Summary

Data readiness is the binding constraint on retail AI. Point-of-sale, ecommerce, loyalty, and supply-chain systems typically live in separate silos with no shared customer or product key, so models see a fragmented view of the shopper and the shelf. Real-time inventory is often unavailable, and product data is riddled with missing attributes and inconsistent categories. This playbook lays out the four foundations retail AI depends on, customer identity resolution, real-time inventory visibility, clean product data, and unified transaction history, and shows how to assess and close the gaps before scaling personalization, forecasting, and pricing.

Context

Fragmented POS, ecommerce, loyalty, and supply-chain data is the real reason retail AI stalls

Most retail AI failures are data failures wearing a model costume. The typical retailer runs point-of-sale in one system, ecommerce in another, loyalty in a third, and supply chain in a fourth, each with its own customer identifier and product taxonomy. A single shopper appears as three or four unlinked records, and the same product carries different SKUs across channels. Analysts routinely find that data scientists spend 60 to 80 percent of their time cleaning and joining data rather than modeling, and that omnichannel personalization is impossible without a resolved customer identity spanning online and in-store.

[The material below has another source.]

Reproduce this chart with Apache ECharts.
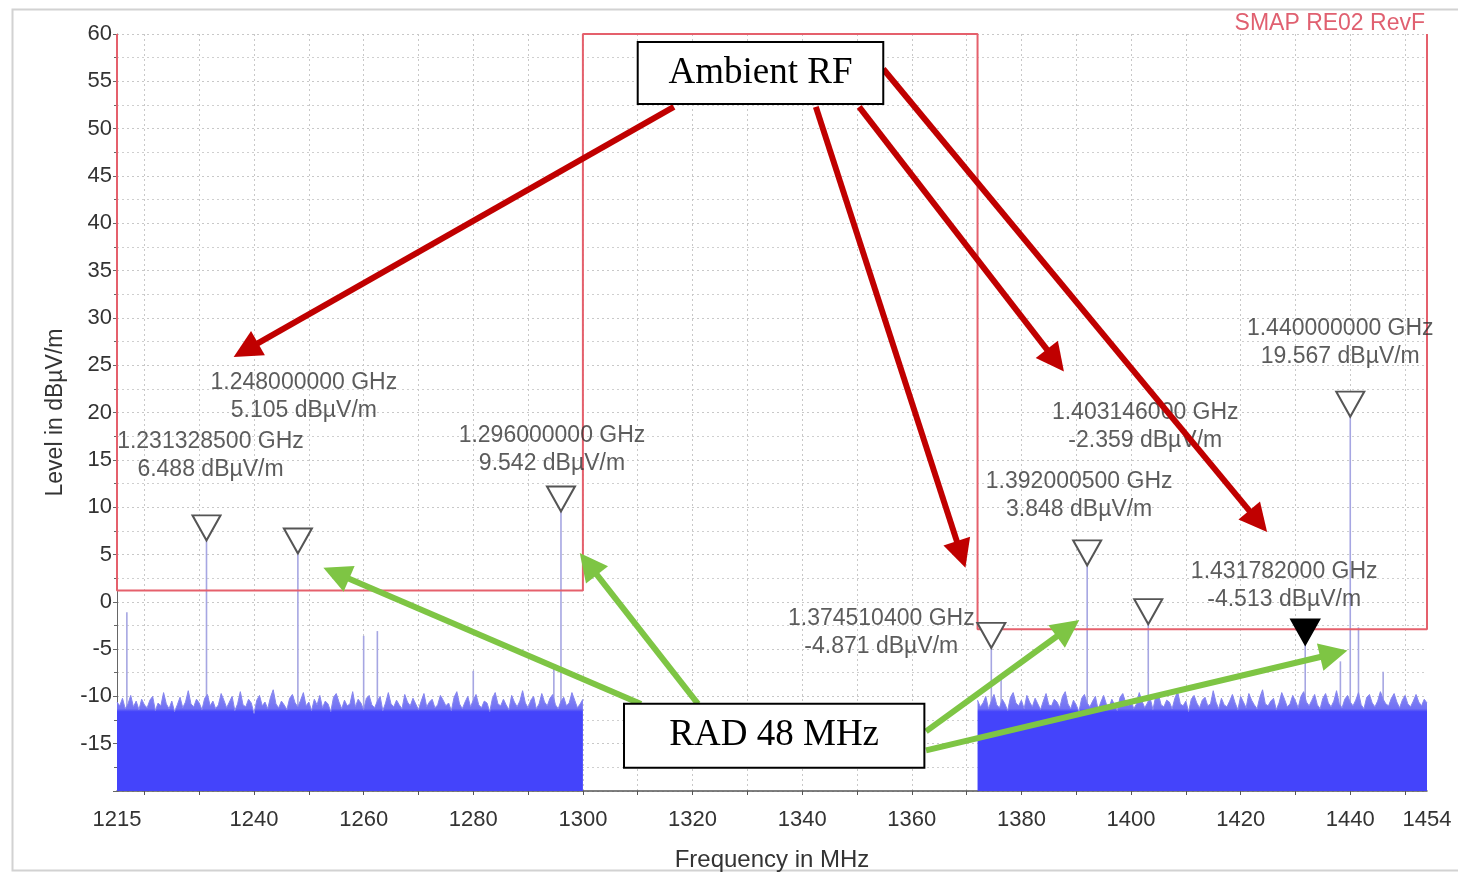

The two hardest gaps are real-time inventory and product data quality. Many retailers know their inventory position only at the previous night's batch, which makes accurate availability, allocation, and buy-online-pickup-in-store promises unreliable. Product catalogs commonly have 20 to 40 percent of attributes missing or wrong, which starves recommendations, search, and generative merchandising. Fixing these foundations is unglamorous but decisive: it is the difference between AI that works on a demo and AI that works on the whole business.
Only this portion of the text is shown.